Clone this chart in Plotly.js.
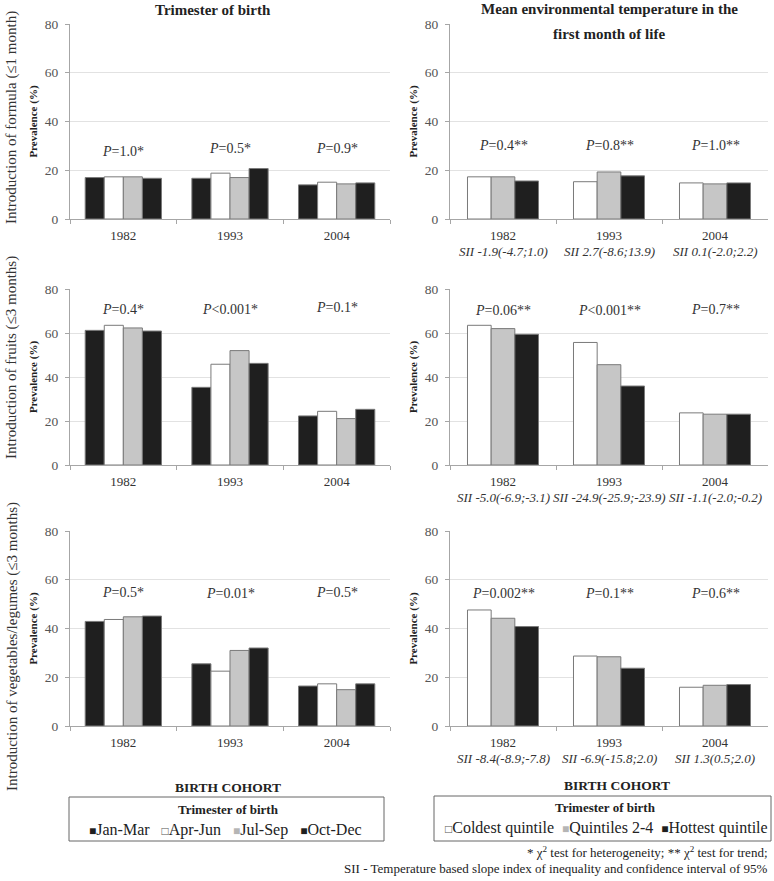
<!DOCTYPE html>
<html>
<head>
<meta charset="utf-8">
<script src="https://cdn.plot.ly/plotly-3.0.1.min.js"></script>
<style>html,body{margin:0;padding:0;background:#fff}#chart{width:774px;height:881px}</style>
</head>
<body>
<div id="chart"></div>
<script>
// ---------------- DATA ----------------
const years = ['1982', '1993', '2004'];
const trimesterNames = ['Jan-Mar', 'Apr-Jun', 'Jul-Sep', 'Oct-Dec'];
const temperatureNames = ['Coldest quintile', 'Quintiles 2-4', 'Hottest quintile'];
const rowLabels = ['Introduction of formula (≤1 month)', 'Introduction of fruits (≤3 months)', 'Introduction of vegetables/legumes (≤3 months)'];

// Formula (≤1 month)
const formulaJanMar = [17.0, 16.7, 14.0];
const formulaAprJun = [17.3, 18.8, 15.1];
const formulaJulSep = [17.3, 17.0, 14.4];
const formulaOctDec = [16.7, 20.7, 14.8];
const formulaColdest = [17.3, 15.3, 14.8];
const formulaMiddle = [17.3, 19.3, 14.4];
const formulaHottest = [15.6, 17.7, 14.8];

// Fruits (≤3 months)
const fruitsJanMar = [61.2, 35.3, 22.3];
const fruitsAprJun = [63.5, 45.8, 24.4];
const fruitsJulSep = [62.3, 52.0, 21.1];
const fruitsOctDec = [60.9, 46.2, 25.3];
const fruitsColdest = [63.5, 55.7, 23.7];
const fruitsMiddle = [62.0, 45.6, 23.1];
const fruitsHottest = [59.4, 35.9, 23.1];

// Vegetables/legumes (≤3 months)
const vegJanMar = [42.9, 25.5, 16.4];
const vegAprJun = [43.7, 22.5, 17.3];
const vegJulSep = [44.8, 31.0, 14.9];
const vegOctDec = [45.1, 32.0, 17.3];
const vegColdest = [47.6, 28.7, 15.9];
const vegMiddle = [44.2, 28.4, 16.7];
const vegHottest = [40.8, 23.7, 17.0];

// P values
const pFormulaTri = ['P=1.0*', 'P=0.5*', 'P=0.9*'];
const pFormulaTemp = ['P=0.4**', 'P=0.8**', 'P=1.0**'];
const pFruitsTri = ['P=0.4*', 'P<0.001*', 'P=0.1*'];
const pFruitsTemp = ['P=0.06**', 'P<0.001**', 'P=0.7**'];
const pVegTri = ['P=0.5*', 'P=0.01*', 'P=0.5*'];
const pVegTemp = ['P=0.002**', 'P=0.1**', 'P=0.6**'];

// Slope index of inequality
const siiFormula = ['SII -1.9(-4.7;1.0)', 'SII 2.7(-8.6;13.9)', 'SII 0.1(-2.0;2.2)'];
const siiFruits = ['SII -5.0(-6.9;-3.1)', 'SII -24.9(-25.9;-23.9)', 'SII -1.1(-2.0;-0.2)'];
const siiVeg = ['SII -8.4(-8.9;-7.8)', 'SII -6.9(-15.8;2.0)', 'SII 1.3(0.5;2.0)'];

// ---------------- STYLE / LAYOUT ----------------
const W = 774, H = 881;
const FONT = 'Liberation Serif, Times New Roman, serif';
const px = v => v / W;
const py = v => 1 - v / H;

const triColors = ['#1f1f1f', '#ffffff', '#c6c6c6', '#1f1f1f'];
const tempColors = ['#ffffff', '#c6c6c6', '#1f1f1f'];
const outline = '#7a7a7a';

const colPx = [[70, 390], [450, 768]];
const rowPx = [[24, 219], [289, 465], [531, 726]];

const triSeries = [
  [formulaJanMar, formulaAprJun, formulaJulSep, formulaOctDec],
  [fruitsJanMar, fruitsAprJun, fruitsJulSep, fruitsOctDec],
  [vegJanMar, vegAprJun, vegJulSep, vegOctDec]
];
const tempSeries = [
  [formulaColdest, formulaMiddle, formulaHottest],
  [fruitsColdest, fruitsMiddle, fruitsHottest],
  [vegColdest, vegMiddle, vegHottest]
];
const pTri = [pFormulaTri, pFruitsTri, pVegTri];
const pTemp = [pFormulaTemp, pFruitsTemp, pVegTemp];
const siiRows = [siiFormula, siiFruits, siiVeg];

// heights (in data units) where P labels sit
const pTriY = [[27.5, 29.1, 29.1], [70.5, 70.9, 71.5], [54.7, 54.2, 54.7]];
const pTempY = [[30, 30, 30], [70.1, 70.1, 70.8], [54.4, 54.4, 54.4]];

const traces = [];
const layout = {
  width: W, height: H,
  margin: {l: 0, r: 0, t: 0, b: 0},
  paper_bgcolor: '#fff', plot_bgcolor: '#fff',
  showlegend: false,
  barmode: 'overlay',
  font: {family: FONT, color: '#333'},
  annotations: [], shapes: []
};

function fmtP(s) {
  return s.replace('<', '&lt;').replace(/^P/, '<i>P</i>');
}

for (let r = 0; r < 3; r++) {
  for (let c = 0; c < 2; c++) {
    const n = r * 2 + c + 1;
    const xn = n === 1 ? 'x' : 'x' + n;
    const yn = n === 1 ? 'y' : 'y' + n;
    const xk = n === 1 ? 'xaxis' : 'xaxis' + n;
    const yk = n === 1 ? 'yaxis' : 'yaxis' + n;

    const series = c === 0 ? triSeries[r] : tempSeries[r];
    const names = c === 0 ? trimesterNames : temperatureNames;
    const colors = c === 0 ? triColors : tempColors;
    const groupFrac = c === 0 ? 0.715 : 0.67;
    const bw = groupFrac / series.length;
    series.forEach((vals, i) => {
      traces.push({
        type: 'bar', x: years, y: vals, name: names[i],
        xaxis: xn, yaxis: yn,
        width: bw, offset: -groupFrac / 2 + i * bw,
        marker: {color: colors[i], line: {color: outline, width: 1}},
        hoverinfo: 'x+y+name'
      });
    });

    layout[xk] = {
      domain: [px(colPx[c][0]), px(colPx[c][1])],
      anchor: yn, type: 'category', range: [-0.5, 2.5], autorange: false,
      showline: true, linecolor: '#a6a6a6', linewidth: 1,
      ticks: 'outside', tickson: 'boundaries', ticklen: 4, tickcolor: '#a6a6a6',
      showgrid: false, zeroline: false,
      tickfont: {family: FONT, size: 13, color: '#333'},
      tickangle: 0,
      ticklabelstandoff: 4,
      fixedrange: true
    };
    layout[yk] = {
      domain: [py(rowPx[r][1]), py(rowPx[r][0])],
      anchor: xn, range: [0, 80], autorange: false, dtick: 20,
      showline: true, linecolor: '#a6a6a6', linewidth: 1,
      ticks: 'outside', ticklen: 4, tickcolor: '#a6a6a6',
      gridcolor: '#e2e2e2', gridwidth: 1, zeroline: false,
      tickfont: {family: FONT, size: 13.5, color: '#555'},
      ticklabelstandoff: 4,
      title: {text: 'Prevalence (%)', font: {family: FONT, size: 11, color: '#222', weight: 'bold'}, standoff: 4},
      fixedrange: true
    };

    // P-value labels (x given as category index)
    const pl = c === 0 ? pTri[r] : pTemp[r];
    const plY = c === 0 ? pTriY[r] : pTempY[r];
    years.forEach((yr, j) => {
      layout.annotations.push({
        xref: xn, yref: yn, x: j, y: plY[j], text: fmtP(pl[j]),
        showarrow: false, xanchor: 'center', yanchor: 'middle',
        font: {family: FONT, size: 14, color: '#333'}
      });
    });

    // SII labels under year
    if (c === 1) {
      years.forEach((yr, j) => {
        layout.annotations.push({
          xref: xn, yref: yn, x: j, y: 0, yshift: -23, text: '<i>' + siiRows[r][j] + '</i>',
          showarrow: false, xanchor: 'center', yanchor: 'top',
          font: {family: FONT, size: 13, color: '#333'}
        });
      });
    }
  }
}

// Row labels (left outer)
const rowLabelCenters = [118, 358, 647];
rowLabels.forEach((t, r) => {
  layout.annotations.push({
    xref: 'paper', yref: 'paper', x: px(12), y: py(rowLabelCenters[r]),
    text: t, textangle: -90, showarrow: false,
    xanchor: 'center', yanchor: 'middle',
    font: {family: FONT, size: 15, color: '#333'}
  });
});

// Column titles
const titleFont = {family: FONT, size: 15, color: '#222', weight: 'bold'};
layout.annotations.push(
  {xref: 'paper', yref: 'paper', x: px(213), y: py(10), text: 'Trimester of birth', showarrow: false, xanchor: 'center', yanchor: 'middle', font: titleFont},
  {xref: 'paper', yref: 'paper', x: px(609), y: py(9), text: 'Mean environmental temperature in the', showarrow: false, xanchor: 'center', yanchor: 'middle', font: titleFont},
  {xref: 'paper', yref: 'paper', x: px(609), y: py(34), text: 'first month of life', showarrow: false, xanchor: 'center', yanchor: 'middle', font: titleFont}
);

// BIRTH COHORT labels
const cohortFont = {family: FONT, size: 13.5, color: '#222', weight: 'bold'};
layout.annotations.push(
  {xref: 'paper', yref: 'paper', x: px(228), y: py(787), text: 'BIRTH COHORT', showarrow: false, xanchor: 'center', yanchor: 'middle', font: cohortFont},
  {xref: 'paper', yref: 'paper', x: px(617), y: py(785), text: 'BIRTH COHORT', showarrow: false, xanchor: 'center', yanchor: 'middle', font: cohortFont}
);

// Legend boxes
layout.shapes.push(
  {type: 'rect', xref: 'paper', yref: 'paper', x0: px(69), x1: px(384), y0: py(841), y1: py(797), line: {color: '#666', width: 1}, fillcolor: 'rgba(0,0,0,0)'},
  {type: 'rect', xref: 'paper', yref: 'paper', x0: px(434), x1: px(771), y0: py(841), y1: py(796), line: {color: '#666', width: 1}, fillcolor: 'rgba(0,0,0,0)'}
);
const legTitleFont = {family: FONT, size: 13, color: '#222', weight: 'bold'};
layout.annotations.push(
  {xref: 'paper', yref: 'paper', x: px(228), y: py(809), text: 'Trimester of birth', showarrow: false, xanchor: 'center', yanchor: 'middle', font: legTitleFont},
  {xref: 'paper', yref: 'paper', x: px(605), y: py(807), text: 'Trimester of birth', showarrow: false, xanchor: 'center', yanchor: 'middle', font: legTitleFont}
);
function sq(color) {
  const glyph = color === '#ffffff' ? '□' : '■';
  const col = color === '#ffffff' ? '#555' : (color === '#c6c6c6' ? '#b5b5b5' : color);
  return '<span style="color:' + col + ';font-size:12px">' + glyph + '</span>';
}
const leftLegend = trimesterNames.map((nm, i) => sq(triColors[i]) + nm).join('   ');
const rightLegend = temperatureNames.map((nm, i) => sq(tempColors[i]) + nm).join('  ');
layout.annotations.push(
  {xref: 'paper', yref: 'paper', x: px(225), y: py(830), text: leftLegend, showarrow: false, xanchor: 'center', yanchor: 'middle', font: {family: FONT, size: 16, color: '#222'}},
  {xref: 'paper', yref: 'paper', x: px(606), y: py(828), text: rightLegend, showarrow: false, xanchor: 'center', yanchor: 'middle', font: {family: FONT, size: 16, color: '#222'}}
);

// Footnotes
layout.annotations.push(
  {xref: 'paper', yref: 'paper', x: px(770), y: py(852), text: '* χ<sup>2</sup> test for heterogeneity; ** χ<sup>2</sup> test for trend;', showarrow: false, xanchor: 'right', yanchor: 'middle', font: {family: FONT, size: 13, color: '#222'}},
  {xref: 'paper', yref: 'paper', x: px(770), y: py(868), text: 'SII - Temperature based slope index of inequality and confidence interval of 95%', showarrow: false, xanchor: 'right', yanchor: 'middle', font: {family: FONT, size: 13, color: '#222'}}
);

Plotly.newPlot('chart', traces, layout, {displayModeBar: false, staticPlot: true});
</script>
</body>
</html>
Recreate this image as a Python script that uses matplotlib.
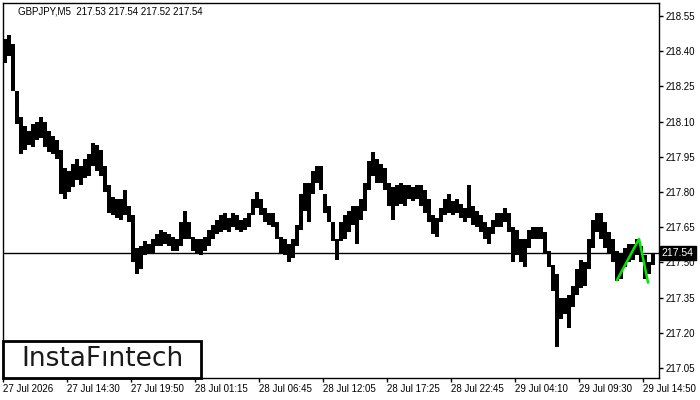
import matplotlib
matplotlib.use("Agg")
import matplotlib.pyplot as plt
from matplotlib.patches import Rectangle
import numpy as np

# 20-minute blocks (4 x M5 bars each)
highs = [218.45, 218.47, 218.43, 218.23, 218.12, 218.08, 218.06, 218.09, 218.10, 218.12,
         218.10, 218.06, 218.04, 218.02, 217.98, 217.90, 217.89, 217.92, 217.94, 217.91,
         217.94, 217.96, 218.01, 218.00, 217.98, 217.91, 217.83, 217.78, 217.77, 217.77,
         217.81, 217.74, 217.70, 217.56, 217.57, 217.59, 217.58, 217.60, 217.62, 217.64,
         217.63, 217.62, 217.61, 217.60, 217.67, 217.72, 217.67, 217.61, 217.60, 217.60,
         217.61, 217.64, 217.66, 217.68, 217.70, 217.71, 217.69, 217.71, 217.70, 217.68,
         217.69, 217.71, 217.77, 217.80, 217.77, 217.73, 217.71, 217.71, 217.67, 217.61,
         217.60, 217.58, 217.60, 217.66, 217.79, 217.84, 217.84, 217.89, 217.91, 217.91,
         217.79, 217.74, 217.67, 217.60, 217.67, 217.70, 217.72, 217.74, 217.74, 217.77,
         217.84, 217.93, 217.97, 217.94, 217.92, 217.90, 217.84, 217.82, 217.83, 217.84,
         217.83, 217.83, 217.82, 217.83, 217.83, 217.81, 217.77, 217.70, 217.69, 217.73,
         217.77, 217.79, 217.76, 217.77, 217.75, 217.73, 217.83, 217.74, 217.72, 217.70,
         217.67, 217.65, 217.68, 217.71, 217.71, 217.73, 217.71, 217.65, 217.64, 217.60,
         217.60, 217.64, 217.65, 217.65, 217.65, 217.63, 217.55, 217.49, 217.45, 217.35,
         217.35, 217.36, 217.40, 217.47, 217.51, 217.50, 217.60, 217.68, 217.71, 217.71,
         217.67, 217.63, 217.60, 217.55, 217.54, 217.56, 217.58, 217.58, 217.60, 217.57,
         217.53, 217.50, 217.54]
lows = [218.35, 218.38, 218.23, 218.09, 217.96, 217.98, 218.00, 217.99, 218.02, 218.03,
        217.99, 217.97, 217.96, 217.94, 217.79, 217.77, 217.80, 217.82, 217.85, 217.83,
        217.86, 217.87, 217.91, 217.89, 217.87, 217.80, 217.71, 217.70, 217.69, 217.68,
        217.70, 217.67, 217.50, 217.45, 217.47, 217.53, 217.54, 217.54, 217.57, 217.57,
        217.58, 217.57, 217.55, 217.55, 217.57, 217.60, 217.60, 217.55, 217.54, 217.53,
        217.55, 217.57, 217.60, 217.62, 217.63, 217.64, 217.63, 217.65, 217.64, 217.63,
        217.64, 217.65, 217.70, 217.73, 217.70, 217.67, 217.66, 217.65, 217.60, 217.54,
        217.53, 217.50, 217.52, 217.57, 217.64, 217.72, 217.67, 217.79, 217.84, 217.81,
        217.71, 217.67, 217.59, 217.51, 217.59, 217.60, 217.63, 217.66, 217.58, 217.68,
        217.72, 217.81, 217.87, 217.84, 217.84, 217.81, 217.74, 217.68, 217.74, 217.75,
        217.74, 217.77, 217.76, 217.77, 217.74, 217.71, 217.67, 217.62, 217.61, 217.67,
        217.70, 217.71, 217.70, 217.71, 217.69, 217.67, 217.69, 217.66, 217.65, 217.63,
        217.60, 217.58, 217.62, 217.65, 217.65, 217.67, 217.63, 217.50, 217.53, 217.50,
        217.48, 217.56, 217.60, 217.60, 217.60, 217.54, 217.48, 217.38, 217.14, 217.26,
        217.28, 217.22, 217.31, 217.36, 217.39, 217.40, 217.47, 217.56, 217.63, 217.60,
        217.56, 217.54, 217.50, 217.42, 217.43, 217.48, 217.50, 217.51, 217.53, 217.50,
        217.43, 217.45, 217.49]

bars_per_block = 4
last_price = 217.54
title = "GBPJPY,M5  217.53 217.54 217.52 217.54"

time_labels = ["27 Jul 2026", "27 Jul 14:30", "27 Jul 19:50", "28 Jul 01:15",
               "28 Jul 06:45", "28 Jul 12:05", "28 Jul 17:25", "28 Jul 22:45",
               "29 Jul 04:10", "29 Jul 09:30", "29 Jul 14:50"]
time_ticks = [0, 64, 128, 192, 256, 320, 384, 448, 512, 576, 640]  # bar index
price_ticks = [217.05, 217.20, 217.35, 217.50, 217.65, 217.80, 217.95,
               218.10, 218.25, 218.40, 218.55]

# pattern (green) points: bar index, price
pattern_x = [614, 636, 645]
pattern_y = [217.425, 217.60, 217.415]

plt.rcParams['font.family'] = ['Liberation Sans', 'DejaVu Sans']

fig = plt.figure(figsize=(7, 4), dpi=100)
ax = fig.add_axes([3/700, 22/400, 656/700, 375/400])

highs = np.array(highs)
lows = np.array(lows)
xs = np.arange(len(highs)) * bars_per_block
ax.bar(xs, highs - lows, bottom=lows, width=bars_per_block, align='edge',
       color='black', linewidth=0)

ax.axhline(last_price, color='black', linewidth=1)
ax.plot(pattern_x, pattern_y, color='#00e600', linewidth=1.8, zorder=5)

ax.set_xlim(0, 656)
ax.set_ylim(217.0074, 218.605)

ax.set_xticks(time_ticks)
ax.set_xticklabels(time_labels, fontsize=7)
for lbl in ax.get_xticklabels():
    lbl.set_horizontalalignment('left')
ax.tick_params(axis='x', direction='out', length=3, width=1, pad=1, colors='black')

ax.yaxis.tick_right()
ax.set_yticks(price_ticks)
ax.set_yticklabels([f"{p:.2f}" for p in price_ticks], fontsize=7)
ax.tick_params(axis='y', direction='out', length=3, width=1, pad=2, colors='black')

for s in ax.spines.values():
    s.set_color('black')
    s.set_linewidth(1)

# current price label on the right scale
ax.annotate(f"{last_price:.2f}", xy=(1.0, last_price), xycoords=('axes fraction', 'data'),
            xytext=(2, 0), textcoords='offset points', ha='left', va='center',
            fontsize=7.5, color='white',
            bbox=dict(boxstyle='square,pad=0.2', fc='black', ec='black'),
            annotation_clip=False, zorder=10)

fig.text(18/700, 1 - 11/400, title, fontsize=7, va='center', ha='left')

# logo box
fig.patches.append(Rectangle((3/700, 22/400), 198/700, 37/400, transform=fig.transFigure,
                             fc='white', ec='black', lw=2, zorder=20))
fig.text(102/700, 1 - 359/400, "InstaFıntech", fontsize=19, color='#1a1a1a',
         ha='center', va='center', family=['DejaVu Sans'], zorder=21)

fig.savefig("out.png", dpi=100)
####
— What to work on —
Repeat, word for word and with no pictures, only the lines running from the beginning of the data to the line that contains "const rowLabels = ['Introduction".

— Solution for this task —
Clone this chart in Plotly.js.
<!DOCTYPE html>
<html>
<head>
<meta charset="utf-8">
<script src="https://cdn.plot.ly/plotly-3.0.1.min.js"></script>
<style>html,body{margin:0;padding:0;background:#fff}#chart{width:774px;height:881px}</style>
</head>
<body>
<div id="chart"></div>
<script>
// ---------------- DATA ----------------
const years = ['1982', '1993', '2004'];
const trimesterNames = ['Jan-Mar', 'Apr-Jun', 'Jul-Sep', 'Oct-Dec'];
const temperatureNames = ['Coldest quintile', 'Quintiles 2-4', 'Hottest quintile'];
const rowLabels = ['Introduction of formula (≤1 month)', 'Introduction of fruits (≤3 months)', 'Introduction of vegetables/legumes (≤3 months)'];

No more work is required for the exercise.